• **DIRECTION**
Copy exactly the lines from the start of the material through the line with "[13, 4, 4, 4]]". Pictures stay out of the copy.
******
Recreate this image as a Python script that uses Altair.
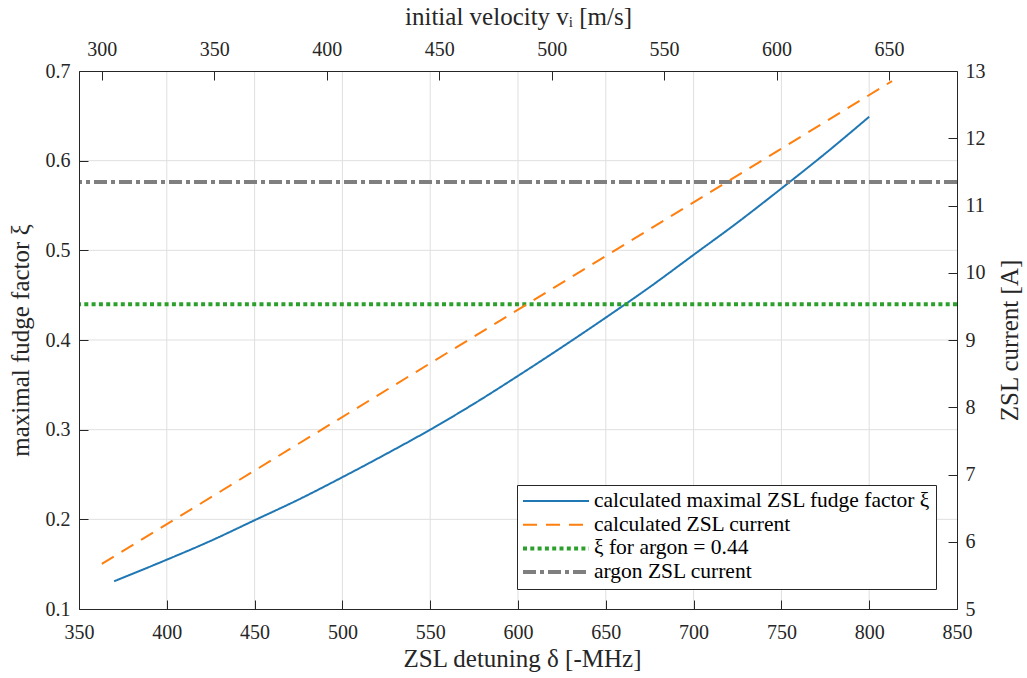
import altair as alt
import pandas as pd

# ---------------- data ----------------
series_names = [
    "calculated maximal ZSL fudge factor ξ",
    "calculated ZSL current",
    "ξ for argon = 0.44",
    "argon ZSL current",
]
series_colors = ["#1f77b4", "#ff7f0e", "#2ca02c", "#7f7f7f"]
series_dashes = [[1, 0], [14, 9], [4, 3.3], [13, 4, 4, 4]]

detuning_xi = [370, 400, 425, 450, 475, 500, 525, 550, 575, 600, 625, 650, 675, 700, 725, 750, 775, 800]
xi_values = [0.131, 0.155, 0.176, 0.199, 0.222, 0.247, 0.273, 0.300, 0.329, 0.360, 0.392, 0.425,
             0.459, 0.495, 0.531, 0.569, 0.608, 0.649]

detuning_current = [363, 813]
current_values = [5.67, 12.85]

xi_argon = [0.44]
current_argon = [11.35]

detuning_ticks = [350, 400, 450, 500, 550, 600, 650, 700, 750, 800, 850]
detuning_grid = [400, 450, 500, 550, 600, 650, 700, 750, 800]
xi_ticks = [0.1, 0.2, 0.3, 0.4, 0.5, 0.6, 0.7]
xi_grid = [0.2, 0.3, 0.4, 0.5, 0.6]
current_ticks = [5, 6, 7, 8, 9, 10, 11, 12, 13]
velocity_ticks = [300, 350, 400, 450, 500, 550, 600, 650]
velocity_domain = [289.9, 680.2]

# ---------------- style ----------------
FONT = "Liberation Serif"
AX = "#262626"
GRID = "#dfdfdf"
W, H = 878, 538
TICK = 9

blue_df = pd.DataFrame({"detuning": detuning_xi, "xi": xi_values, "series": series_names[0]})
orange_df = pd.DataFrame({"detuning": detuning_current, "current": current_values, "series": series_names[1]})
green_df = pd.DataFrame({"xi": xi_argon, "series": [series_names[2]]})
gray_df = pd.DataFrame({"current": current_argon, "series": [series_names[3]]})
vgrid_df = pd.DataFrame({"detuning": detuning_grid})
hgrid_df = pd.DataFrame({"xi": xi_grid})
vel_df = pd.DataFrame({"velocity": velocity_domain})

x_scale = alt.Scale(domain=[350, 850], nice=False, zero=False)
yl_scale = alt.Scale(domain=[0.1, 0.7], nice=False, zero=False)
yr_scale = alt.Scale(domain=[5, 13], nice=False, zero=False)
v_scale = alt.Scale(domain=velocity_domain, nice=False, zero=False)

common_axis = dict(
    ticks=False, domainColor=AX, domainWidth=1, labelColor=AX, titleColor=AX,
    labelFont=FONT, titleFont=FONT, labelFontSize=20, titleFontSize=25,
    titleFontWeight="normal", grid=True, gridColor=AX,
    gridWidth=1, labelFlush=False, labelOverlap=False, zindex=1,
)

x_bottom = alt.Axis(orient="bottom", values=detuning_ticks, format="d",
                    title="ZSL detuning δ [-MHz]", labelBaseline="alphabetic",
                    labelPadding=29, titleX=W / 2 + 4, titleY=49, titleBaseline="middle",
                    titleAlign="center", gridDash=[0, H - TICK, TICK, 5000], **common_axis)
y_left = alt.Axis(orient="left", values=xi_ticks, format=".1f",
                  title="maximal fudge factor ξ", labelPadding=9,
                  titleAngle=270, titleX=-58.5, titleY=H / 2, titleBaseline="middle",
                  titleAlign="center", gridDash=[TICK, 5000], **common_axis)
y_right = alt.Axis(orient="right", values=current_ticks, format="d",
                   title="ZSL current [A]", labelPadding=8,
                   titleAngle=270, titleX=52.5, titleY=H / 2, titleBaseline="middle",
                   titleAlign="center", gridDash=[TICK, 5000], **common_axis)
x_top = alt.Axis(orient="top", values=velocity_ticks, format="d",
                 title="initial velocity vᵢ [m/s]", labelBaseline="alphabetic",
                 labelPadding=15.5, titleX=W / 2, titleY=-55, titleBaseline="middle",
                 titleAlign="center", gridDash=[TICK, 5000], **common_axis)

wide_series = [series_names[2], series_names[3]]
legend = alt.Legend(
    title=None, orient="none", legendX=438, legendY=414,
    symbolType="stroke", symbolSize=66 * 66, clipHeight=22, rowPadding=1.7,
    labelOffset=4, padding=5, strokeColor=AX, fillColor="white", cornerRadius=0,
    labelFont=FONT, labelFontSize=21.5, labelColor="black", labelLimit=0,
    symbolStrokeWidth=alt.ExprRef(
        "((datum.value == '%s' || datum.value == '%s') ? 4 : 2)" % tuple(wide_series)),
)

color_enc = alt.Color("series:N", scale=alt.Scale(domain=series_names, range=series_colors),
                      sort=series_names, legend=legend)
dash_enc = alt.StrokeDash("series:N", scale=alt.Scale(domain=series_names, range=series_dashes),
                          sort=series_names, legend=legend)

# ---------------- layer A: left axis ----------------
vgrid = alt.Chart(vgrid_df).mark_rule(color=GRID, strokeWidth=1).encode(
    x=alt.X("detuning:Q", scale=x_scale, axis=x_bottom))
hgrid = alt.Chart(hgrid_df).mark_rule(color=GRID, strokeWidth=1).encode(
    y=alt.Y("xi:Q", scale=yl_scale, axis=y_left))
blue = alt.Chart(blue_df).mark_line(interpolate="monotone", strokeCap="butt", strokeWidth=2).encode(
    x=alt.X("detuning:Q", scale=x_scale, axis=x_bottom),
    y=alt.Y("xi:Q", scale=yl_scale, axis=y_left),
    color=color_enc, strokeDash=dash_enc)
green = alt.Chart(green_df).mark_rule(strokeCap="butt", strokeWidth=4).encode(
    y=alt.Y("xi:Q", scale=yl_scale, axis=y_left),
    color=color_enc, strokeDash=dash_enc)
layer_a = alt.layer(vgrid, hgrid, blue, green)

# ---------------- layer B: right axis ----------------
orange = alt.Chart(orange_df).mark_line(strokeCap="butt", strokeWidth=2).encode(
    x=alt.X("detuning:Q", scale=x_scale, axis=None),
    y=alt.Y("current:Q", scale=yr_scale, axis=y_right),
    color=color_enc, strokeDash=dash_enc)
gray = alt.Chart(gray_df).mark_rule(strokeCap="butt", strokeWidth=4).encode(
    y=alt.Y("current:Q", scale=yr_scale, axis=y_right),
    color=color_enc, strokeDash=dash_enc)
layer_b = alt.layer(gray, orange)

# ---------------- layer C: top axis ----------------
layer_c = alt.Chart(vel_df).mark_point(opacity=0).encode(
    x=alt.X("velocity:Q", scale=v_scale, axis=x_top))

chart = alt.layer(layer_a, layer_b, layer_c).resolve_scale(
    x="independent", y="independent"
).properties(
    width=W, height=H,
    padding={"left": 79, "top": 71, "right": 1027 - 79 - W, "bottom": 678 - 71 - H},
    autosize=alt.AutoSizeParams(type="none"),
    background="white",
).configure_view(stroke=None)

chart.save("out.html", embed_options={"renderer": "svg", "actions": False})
******
• **RESULT OF THIS TASK**
Recreate this image as a Python script that uses Altair.
import altair as alt
import pandas as pd

# ---------------- data ----------------
series_names = [
    "calculated maximal ZSL fudge factor ξ",
    "calculated ZSL current",
    "ξ for argon = 0.44",
    "argon ZSL current",
]
series_colors = ["#1f77b4", "#ff7f0e", "#2ca02c", "#7f7f7f"]
series_dashes = [[1, 0], [14, 9], [4, 3.3], [13, 4, 4, 4]]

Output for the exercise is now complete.